Ideally, the relationship between the political class and the media should be an adversarial one. Media, after all, likes to relish its role as “the fourth estate,” the group that exists in order to keep the politicians honest. A proper news media should be skeptical about what politicians tell them and dig for truth in order to tell people what is really going on in Washington, D.C. A metaphorical line should exist between media and politics.
Over the years, however, that line has become blurred to the point where it doesn’t really exist anymore. Is a “fourth estate” of any use when, instead of holding politicians’ feet to the fire, they instead sit around that fire and roast marshmallows with each other?
When it was announced last week that former White House Press Secretary Sarah Huckabee-Sanders was joining Fox News as a paid contributor, the same hackneyed joke in different forms was making the rounds in Washington and the media. Basically, stated the joke, “So, how is this different from her former job as press secretary in the Trump White House?”
The satirical news site The Onion even posted a headline that read, “Sarah Huckabee Sanders to Join Fox News as a Contributor.” The joke possibly being that sometimes news is even funnier than satire.
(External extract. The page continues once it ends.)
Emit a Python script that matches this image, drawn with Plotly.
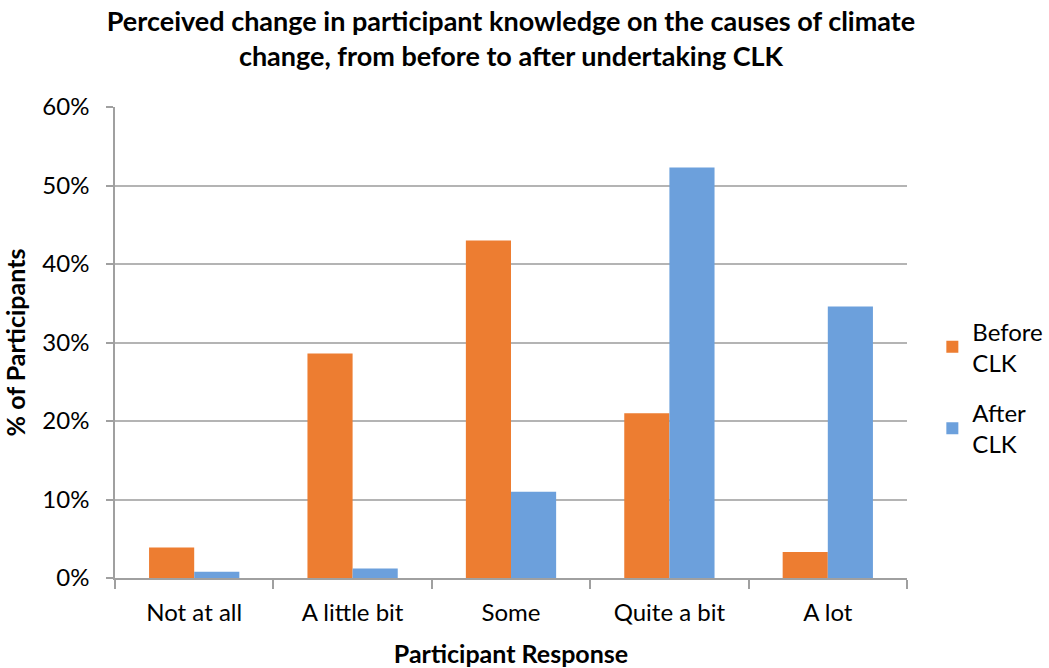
import plotly.graph_objects as go

categories = ["Not at all", "A little bit", "Some", "Quite a bit", "A lot"]
before_clk = [0.039, 0.286, 0.430, 0.210, 0.033]
after_clk = [0.008, 0.012, 0.110, 0.523, 0.346]
series_names = ["Before<br>CLK", "After<br>CLK"]

FONT = "Lato, Carlito, Calibri, sans-serif"

fig = go.Figure()
fig.add_trace(go.Bar(x=categories, y=before_clk, name=series_names[0], legendgroup="before",
                     marker=dict(color="#ED7D31", line=dict(width=0))))
fig.add_trace(go.Bar(x=categories, y=after_clk, name=series_names[1], legendgroup="after",
                     marker=dict(color="#6CA0DC", line=dict(width=0))))

fig.update_layout(
    width=1049, height=668,
    margin=dict(l=115, r=142, t=107, b=90, autoexpand=False),
    paper_bgcolor="white", plot_bgcolor="white",
    font=dict(family=FONT, size=24, color="#000000"),
    barmode="group", bargap=0.43, bargroupgap=0,
    title=dict(
        text="<b>Perceived change in participant knowledge on the causes of climate<br>change, from before to after undertaking CLK</b>",
        x=0.5, xref="paper", xanchor="center",
        y=0.954, yanchor="top",
        font=dict(family=FONT, size=27, color="#000000"),
    ),
    legend=dict(
        x=1.032, xanchor="left", y=0.571, yanchor="top",
        font=dict(family=FONT, size=24, color="#000000"),
        tracegroupgap=16, itemwidth=30,
        bgcolor="rgba(0,0,0,0)",
    ),
    showlegend=True,
)

fig.update_xaxes(
    showline=True, linecolor="#a0a0a0", linewidth=1.5,
    ticks="outside", tickson="boundaries", ticklen=9, tickcolor="#a0a0a0", tickwidth=1.5,
    showgrid=False, ticklabelstandoff=12,
    title=dict(text="<b>Participant Response</b>", font=dict(family=FONT, size=25), standoff=22),
    tickfont=dict(family=FONT, size=24),
)
fig.update_yaxes(
    range=[0, 0.6], dtick=0.1, tickformat=".0%",
    showline=True, linecolor="#a0a0a0", linewidth=1.5,
    ticks="outside", ticklen=7, tickcolor="#a0a0a0", tickwidth=1.5,
    showgrid=True, gridcolor="#b4b4b4", gridwidth=1.5,
    zeroline=False, ticklabelstandoff=12,
    title=dict(text="<b>% of Participants</b>", font=dict(family=FONT, size=25), standoff=10),
    tickfont=dict(family=FONT, size=24),
)

fig.write_html("out.html", config={"displayModeBar": False},
               post_script="document.body.style.margin='0';")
But Huckabee-Sanders is far from the only former political official to join the cast of a major news network. In fact, she wasn’t the only one that day. Hours after Huckabee-Sanders’ deal with Fox was announced, CNN (that paragon of journalistic integrity) announced that it had penned a similar deal with former FBI Deputy Director and virulent Trump critic Andrew McCabe. The fact that McCabe was fired from the FBI for leaking stories to the media apparently doesn’t register on the irony meter for the “most trusted name in news.”